When I arrived, the class was in chaos.
I had been warned by numerous staff (secretary, Title I Specialist, other teachers….) that this class had no classroom management from their previous teacher. They walked all over him. They jumped on desks (yes, sixth graders), fought (yes, physically), ran in and out of the classroom at will, and showed disrespect to all adults. This class was created six weeks after the start of school, they went from one teacher to Mr. R., and as a first year teacher, he did not know how to manage them. And now I would be their third teacher. Mr. R. quit two days before spring break and didn’t even say goodbye to them. On my first day, a teacher walked up to me and said, “I will pray for you.”
I thought I would come in and teach them at least some of the sixth grade curriculum. Having taught previously for six years in the MPS system, I was confident I could get them focused and prepared for junior high. Of course, the students I had taught previously were in the highest socioeconomic bracket. These kids were in the lowest. I didn’t know how challenging it would be and how much I would learn.
At first, the students were quiet and listened to me. I introduced myself, and let them know that I was a teacher with experience and that I loved teaching. I was there to teach them for the rest of the school year, and I was not going to leave or call in sick. I told them about my family (naturally, they were very curious!) and then I outlined my expectations. “We will line up in the hallway each morning. You will no longer just walk or run into or out of the classroom. I will shake each of your hands and you will look me in the eye and say good morning.” I heard snickers and the students looked at each other. Is she serious?
27 students. 45 days. State standardized testing would take place three weeks after my arrival. Where to start?
The classroom was filthy. The carpeting was soiled with food and other spills layered over time. Posters and student work were stapled haphazardly on the walls. Rules for the classroom were published using a lot of words and not enough action. A woman from District came to visit me. “Boy, you sure do have a lot of work to do.
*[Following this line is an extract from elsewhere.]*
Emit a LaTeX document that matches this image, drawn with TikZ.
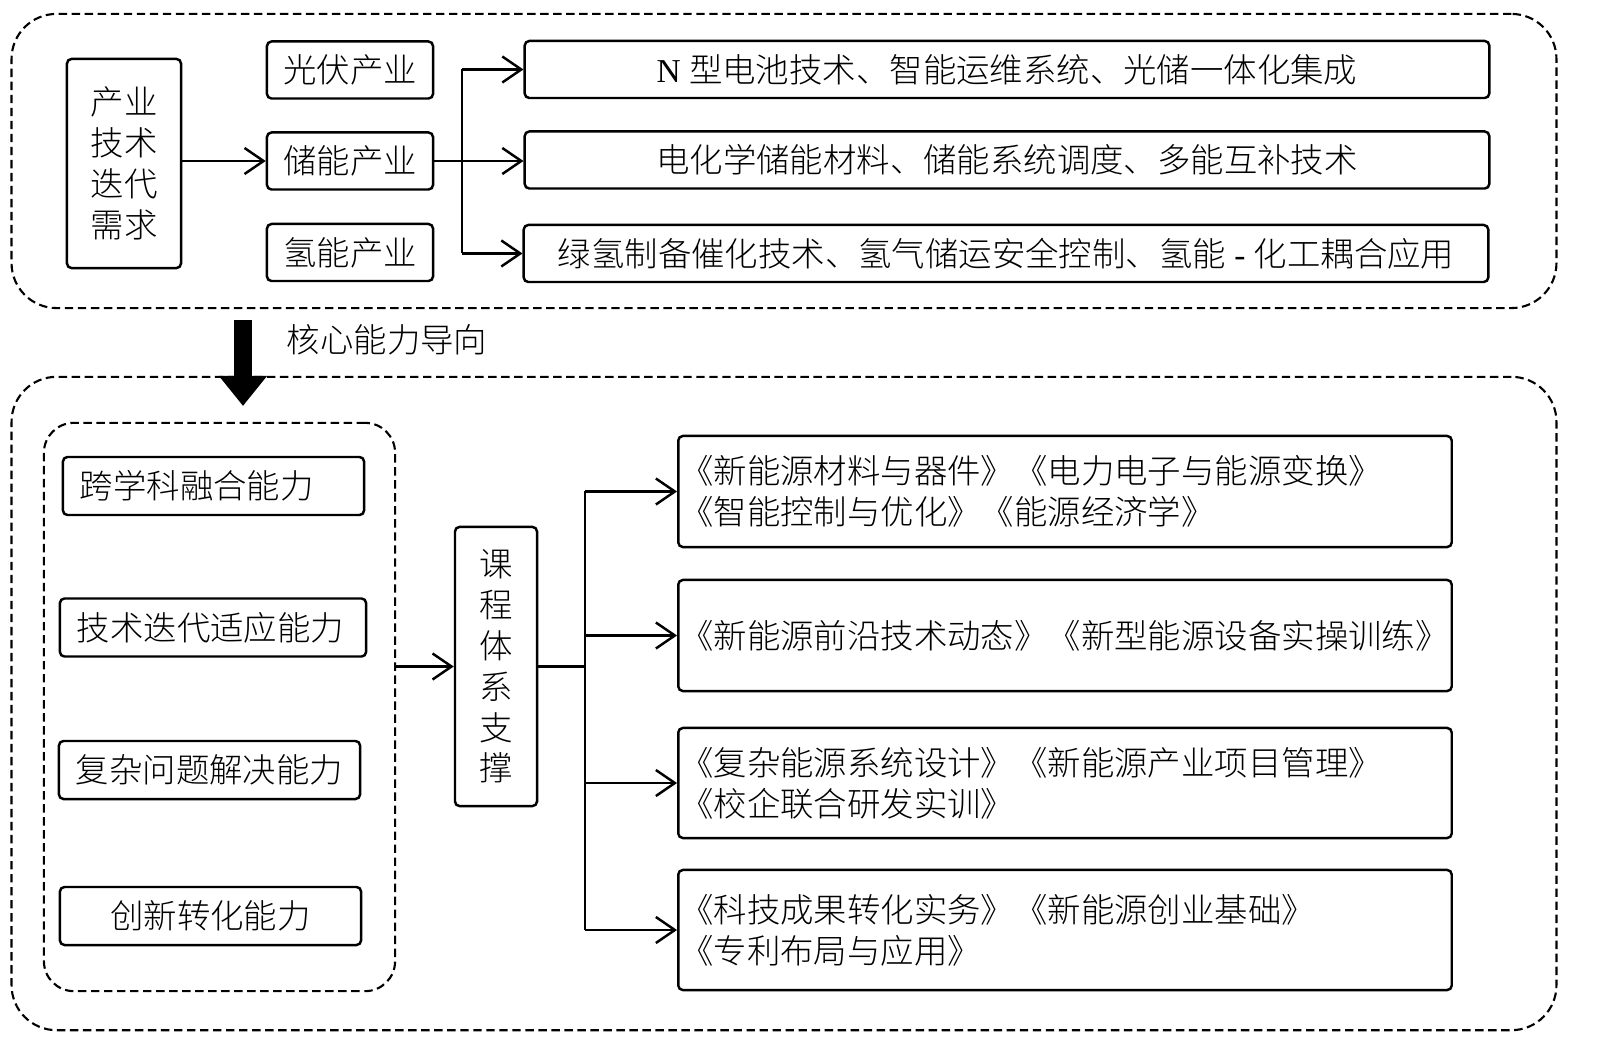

I hope you don’t spend all of your weekends cleaning and organizing in here.”
I got acquainted with the troublemakers quickly: Bruno* who entered the room shouting profanities and telling everyone to “shut up.” Samantha* who I was told by several adults was “strange, very strange, but not mean. Just can’t stop talking to people.” And about five or six other boys who ran around the classroom and spent their days as if they were on the World Wrestling Entertainment channel.
They chided each other, talked incessantly while I was teaching and brazenly spoke back at me when I doled out consequences for such behavior. They received cherry tomatoes for snack time and when I turned my back, they had food fights. I stopped allowing tomatoes in the classroom. Each time I sent a child to another classroom (many teachers made this offer upon meeting me) or to the Principal’s office (for hitting), the culprit would yell, “Great! Thank you, I WANTED TO LEAVE!” I learned that it was much more effective to have them lose their recess for 1:1 tutoring with me.
One day, when I had been there just long enough to gain their trust, but still new enough to be deemed naïve, I made a startling discovery. We were in the computer lab, about to start some math practice when Jake* asked, “Mrs. Chung-Wipff, wanna see a picture of my dad?” I thought, How nice, I’d love to see his father’s corporate bio page. I wonder what he does? On Jake’s screen was a mug shot of a man whose unkempt appearance rivaled Nick Nolte’s close up. “Oh my,” was all I could muster. Jake said, “I haven’t had a relationship with him for nine years, actually.”
The kids around Jake had already seen the photo, had already heard the stories. “Mrs. Chung-Wipff, want to see my dad?” Diego* asked. I looked at his screen and saw another mug shot. “Over here, Mrs. Chung, over here.” Another mug shot, Rodrigo* beckoned me. It was too much. “OK, everyone, let’s get to work.”
I learned through the next few weeks that their fathers were mostly incarcerated for DUIs or physical violence. Their dads beat their mothers, stepmoms, and strangers in bars or neighborhood parties. One of my students, Bruno*, had both his parents in prison for violence. Bruno was living with his three older brothers (all gang members) and his stepmother. There was something a little off about his face and I couldn’t place it until one of the other teachers told me that his brothers had tied him down and shaved his eyebrows off. They never grew back the same.
These students did not choose their parents or their home lives. They want to succeed like everyone else does. But no one is telling them to go to bed at a decent hour, to eat nutritious foods or to even care about their homework and what they have learned. They have dreams of becoming veterinarians, football players, video game producers and they are smart. Boy, are they smart! But how to reach them? How to connect? I learned that the most effective thing to do is be there. Model the importance of learning, the passion. Listen more, speak less.